* [Problem details]
Output every line exactly as written. Leave out pictures.

* [Data provided]
Start

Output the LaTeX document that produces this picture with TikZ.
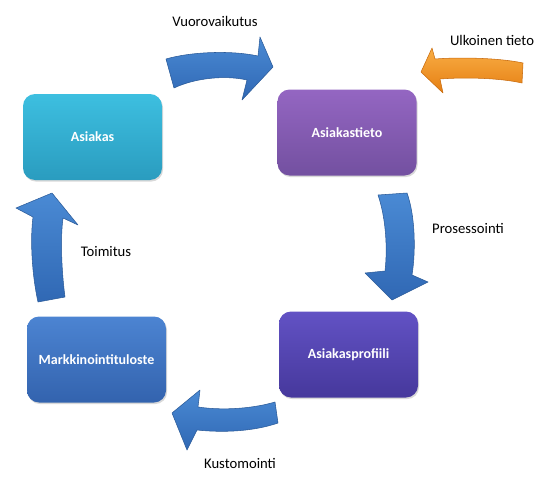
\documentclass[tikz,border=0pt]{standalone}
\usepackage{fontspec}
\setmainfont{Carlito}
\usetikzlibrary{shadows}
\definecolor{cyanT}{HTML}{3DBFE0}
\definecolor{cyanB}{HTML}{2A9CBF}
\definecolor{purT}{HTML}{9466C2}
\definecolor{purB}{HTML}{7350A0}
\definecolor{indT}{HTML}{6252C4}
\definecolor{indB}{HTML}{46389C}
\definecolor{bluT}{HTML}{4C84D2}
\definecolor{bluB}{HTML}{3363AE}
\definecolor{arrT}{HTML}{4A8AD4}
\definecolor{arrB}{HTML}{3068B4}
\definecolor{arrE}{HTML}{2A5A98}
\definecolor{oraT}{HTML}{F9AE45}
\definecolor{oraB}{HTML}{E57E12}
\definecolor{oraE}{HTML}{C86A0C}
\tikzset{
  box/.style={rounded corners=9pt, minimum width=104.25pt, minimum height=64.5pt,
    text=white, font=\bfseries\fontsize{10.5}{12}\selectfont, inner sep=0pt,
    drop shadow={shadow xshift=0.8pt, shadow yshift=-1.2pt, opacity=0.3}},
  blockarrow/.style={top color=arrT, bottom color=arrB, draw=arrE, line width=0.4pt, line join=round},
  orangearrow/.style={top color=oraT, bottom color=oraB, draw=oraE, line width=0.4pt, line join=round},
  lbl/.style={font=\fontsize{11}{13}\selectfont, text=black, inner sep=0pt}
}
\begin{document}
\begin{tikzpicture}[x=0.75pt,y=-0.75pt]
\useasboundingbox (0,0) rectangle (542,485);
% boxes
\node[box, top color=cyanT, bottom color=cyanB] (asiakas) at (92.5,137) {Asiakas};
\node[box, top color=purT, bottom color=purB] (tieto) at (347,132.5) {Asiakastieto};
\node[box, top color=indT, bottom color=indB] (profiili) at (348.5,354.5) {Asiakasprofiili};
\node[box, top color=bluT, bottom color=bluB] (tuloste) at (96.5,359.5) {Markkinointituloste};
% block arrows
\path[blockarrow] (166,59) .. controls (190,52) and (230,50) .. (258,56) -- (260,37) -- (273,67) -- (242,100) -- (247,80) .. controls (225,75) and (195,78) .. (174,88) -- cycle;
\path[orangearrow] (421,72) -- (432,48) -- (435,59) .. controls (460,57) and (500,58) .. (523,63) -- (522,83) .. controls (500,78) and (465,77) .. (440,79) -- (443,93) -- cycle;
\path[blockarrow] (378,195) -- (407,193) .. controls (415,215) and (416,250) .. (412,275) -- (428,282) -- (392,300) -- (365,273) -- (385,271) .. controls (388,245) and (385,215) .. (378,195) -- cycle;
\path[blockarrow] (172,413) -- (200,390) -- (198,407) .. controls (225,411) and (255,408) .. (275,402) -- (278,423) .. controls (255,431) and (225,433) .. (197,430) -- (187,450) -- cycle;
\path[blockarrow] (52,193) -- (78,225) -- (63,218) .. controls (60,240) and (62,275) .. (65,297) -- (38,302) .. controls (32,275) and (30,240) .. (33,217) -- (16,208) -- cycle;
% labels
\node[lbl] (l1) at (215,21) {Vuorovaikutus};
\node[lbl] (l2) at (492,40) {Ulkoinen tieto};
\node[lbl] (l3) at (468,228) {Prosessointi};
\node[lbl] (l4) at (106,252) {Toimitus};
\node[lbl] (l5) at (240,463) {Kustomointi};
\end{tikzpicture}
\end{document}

End

* [Written reply]
Output the LaTeX document that produces this picture with TikZ.
\documentclass[tikz,border=0pt]{standalone}
\usepackage{fontspec}
\setmainfont{Carlito}
\usetikzlibrary{shadows}
\definecolor{cyanT}{HTML}{3DBFE0}
\definecolor{cyanB}{HTML}{2A9CBF}
\definecolor{purT}{HTML}{9466C2}
\definecolor{purB}{HTML}{7350A0}
\definecolor{indT}{HTML}{6252C4}
\definecolor{indB}{HTML}{46389C}
\definecolor{bluT}{HTML}{4C84D2}
\definecolor{bluB}{HTML}{3363AE}
\definecolor{arrT}{HTML}{4A8AD4}
\definecolor{arrB}{HTML}{3068B4}
\definecolor{arrE}{HTML}{2A5A98}
\definecolor{oraT}{HTML}{F9AE45}
\definecolor{oraB}{HTML}{E57E12}
\definecolor{oraE}{HTML}{C86A0C}
\tikzset{
  box/.style={rounded corners=9pt, minimum width=104.25pt, minimum height=64.5pt,
    text=white, font=\bfseries\fontsize{10.5}{12}\selectfont, inner sep=0pt,
    drop shadow={shadow xshift=0.8pt, shadow yshift=-1.2pt, opacity=0.3}},
  blockarrow/.style={top color=arrT, bottom color=arrB, draw=arrE, line width=0.4pt, line join=round},
  orangearrow/.style={top color=oraT, bottom color=oraB, draw=oraE, line width=0.4pt, line join=round},
  lbl/.style={font=\fontsize{11}{13}\selectfont, text=black, inner sep=0pt}
}
\begin{document}
\begin{tikzpicture}[x=0.75pt,y=-0.75pt]
\useasboundingbox (0,0) rectangle (542,485);
% boxes
\node[box, top color=cyanT, bottom color=cyanB] (asiakas) at (92.5,137) {Asiakas};
\node[box, top color=purT, bottom color=purB] (tieto) at (347,132.5) {Asiakastieto};
\node[box, top color=indT, bottom color=indB] (profiili) at (348.5,354.5) {Asiakasprofiili};
\node[box, top color=bluT, bottom color=bluB] (tuloste) at (96.5,359.5) {Markkinointituloste};
% block arrows
\path[blockarrow] (166,59) .. controls (190,52) and (230,50) .. (258,56) -- (260,37) -- (273,67) -- (242,100) -- (247,80) .. controls (225,75) and (195,78) .. (174,88) -- cycle;
\path[orangearrow] (421,72) -- (432,48) -- (435,59) .. controls (460,57) and (500,58) .. (523,63) -- (522,83) .. controls (500,78) and (465,77) .. (440,79) -- (443,93) -- cycle;
\path[blockarrow] (378,195) -- (407,193) .. controls (415,215) and (416,250) .. (412,275) -- (428,282) -- (392,300) -- (365,273) -- (385,271) .. controls (388,245) and (385,215) .. (378,195) -- cycle;
\path[blockarrow] (172,413) -- (200,390) -- (198,407) .. controls (225,411) and (255,408) .. (275,402) -- (278,423) .. controls (255,431) and (225,433) .. (197,430) -- (187,450) -- cycle;
\path[blockarrow] (52,193) -- (78,225) -- (63,218) .. controls (60,240) and (62,275) .. (65,297) -- (38,302) .. controls (32,275) and (30,240) .. (33,217) -- (16,208) -- cycle;
% labels
\node[lbl] (l1) at (215,21) {Vuorovaikutus};
\node[lbl] (l2) at (492,40) {Ulkoinen tieto};
\node[lbl] (l3) at (468,228) {Prosessointi};
\node[lbl] (l4) at (106,252) {Toimitus};
\node[lbl] (l5) at (240,463) {Kustomointi};
\end{tikzpicture}
\end{document}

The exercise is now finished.